En juin, vous avez lancé un mouvement des femmes défenseures des droits humains d'Afrique de l'Ouest, quelle est l’importance de cette nouvelle structure ?
Ce mouvement a été lancé pour protéger les femmes défenseures et les groupes marginalisés en Afrique de l’Ouest, une région marquée par le terrorisme et les coups d'État. Dans cet environnement peu sûr pour les défenseurs des droits humains, notamment les femmes, ce réseau leur permettra de se faire entendre sur les scènes régionale et internationale en agissant ensemble.
Quelle est le rôle de la société civile en Côte d'Ivoire ?
C'est un travail difficile, et je salue le courage des organisations de la société civile en Côte d'Ivoire qui s'engagent activement pour améliorer les droits humains en collaborant avec les mécanismes des Nations Unies, en menant des enquêtes, ainsi qu'en organisant des formations, des actions de sensibilisation et des activités de plaidoyer.
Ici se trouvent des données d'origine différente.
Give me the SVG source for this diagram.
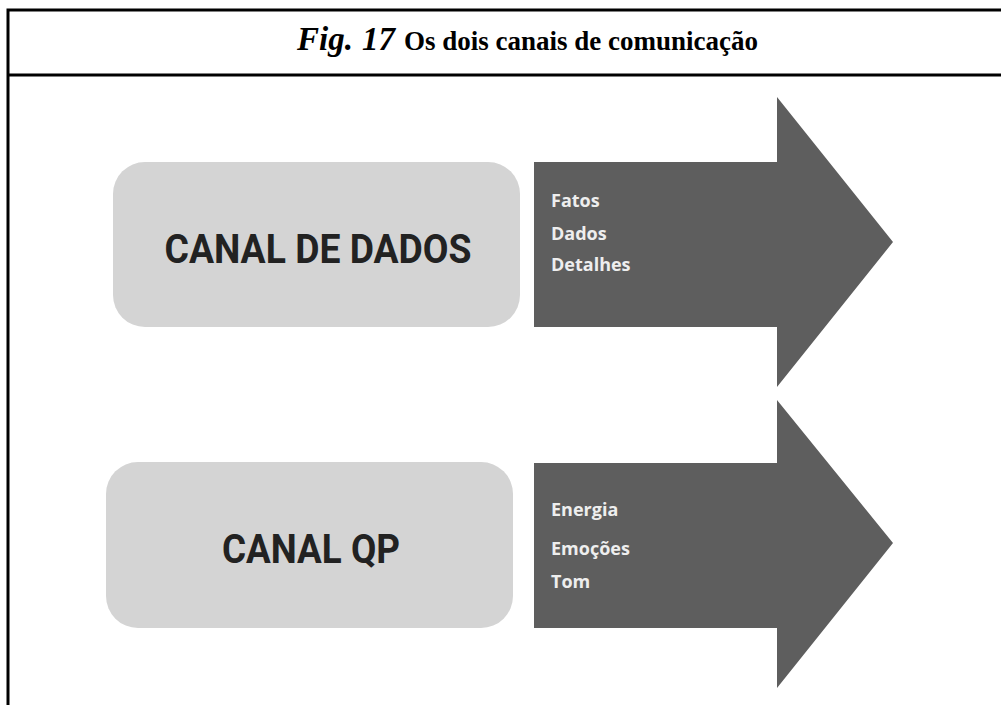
<svg xmlns="http://www.w3.org/2000/svg" width="1001" height="705" viewBox="0 0 1001 705">
<style>
.frame{stroke:#000;stroke-width:3;fill:none}
.box{fill:#d4d4d4}
.arrow{fill:#5e5e5e}
.boxtxt{font-family:Roboto,"Liberation Sans",sans-serif;font-weight:bold;font-size:40px;fill:#222;text-anchor:middle}
.lbl{font-family:"Open Sans","Noto Sans",sans-serif;font-weight:bold;font-size:18px;fill:#eeeeee}
.fig{font-family:"Liberation Serif",serif;font-weight:bold;font-style:italic;font-size:33px}
.ttl{font-family:"Liberation Serif",serif;font-weight:bold;font-size:27px}
</style>
<rect width="1001" height="705" fill="#fff"/>
<g id="frame">
<path class="frame" d="M1001 10 H8 V705 M8 75 H1001"/>
<text y="50"><tspan class="fig" x="297">Fig.</tspan><tspan class="fig" x="362">17</tspan><tspan class="ttl" x="404">Os dois canais de comunicação</tspan></text>
</g>
<g id="canal-dados">
<rect class="box" x="113" y="162" width="407" height="165" rx="32"/>
<text class="boxtxt" x="318" y="263" textLength="307" lengthAdjust="spacingAndGlyphs">CANAL DE DADOS</text>
</g>
<g id="arrow-dados">
<polygon class="arrow" points="534,162 777,162 777,97 893,242 777,387 777,327 534,327"/>
<text class="lbl" x="551" y="207">Fatos</text>
<text class="lbl" x="551" y="240">Dados</text>
<text class="lbl" x="551" y="271">Detalhes</text>
</g>
<g id="canal-qp">
<rect class="box" x="106" y="462" width="407" height="166" rx="32"/>
<text class="boxtxt" x="311" y="563" textLength="178" lengthAdjust="spacingAndGlyphs">CANAL QP</text>
</g>
<g id="arrow-qp">
<polygon class="arrow" points="534,463 777,463 777,400 893,543 777,688 777,628 534,628"/>
<text class="lbl" x="551" y="516">Energia</text>
<text class="lbl" x="551" y="555">Emoções</text>
<text class="lbl" x="551" y="588">Tom</text>
</g>
<g id="connectors"></g>
</svg>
En 2014, les organisations de la société civile, notamment la Coalition Ivoirienne des Défenseurs des Droits Humains ont, à travers le processus de l’Examen Périodique Universel (EPU), proposé des recommandations pour créer une loi protégeant les défenseurs des droits humains. Ces recommandations ont été transformées en loi de promotion et de protection des défenseurs des droits de l’Homme, adoptée en juin 2014. C'est un exemple parmi d'autres montrant comment la société civile peut influencer positivement les droits humains en Côte d'Ivoire.
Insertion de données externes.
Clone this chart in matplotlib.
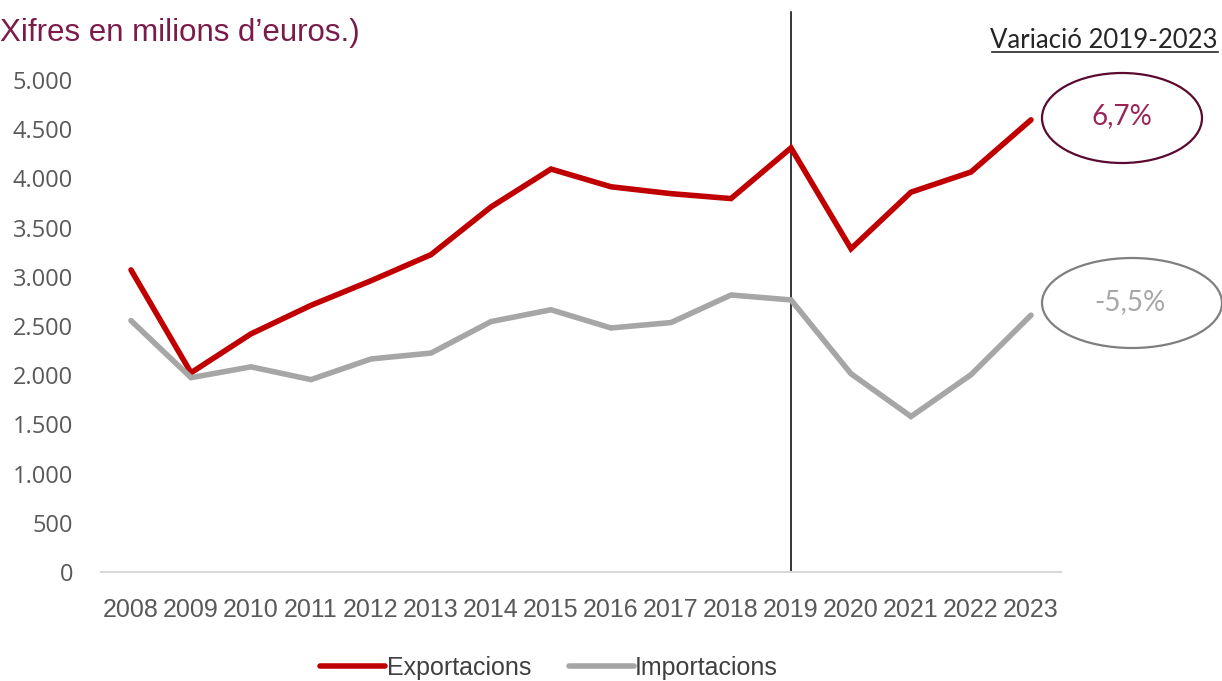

Quels espoirs avez-vous pour l'avenir de la Côte d'Ivoire ?
J'espère que la collaboration entre les autorités, les institutions des droits humains et les organisations de la société civile continuera de se renforcer. Je suis aussi optimiste pour le mécanisme de protection des défenseurs des droits humains lancé en Côte d'Ivoire en mars 2022, en espérant qu'il inclura les défenseurs eux-mêmes dans sa composition et ses décisions.
Je rêve d'un avenir où tous les textes juridiques internationaux adoptés par notre pays seront pleinement appliqués. Ensemble, nous pouvons construire un avenir pour la Côte d'Ivoire où les droits humains sont respectés et valorisés pour tous et toutes.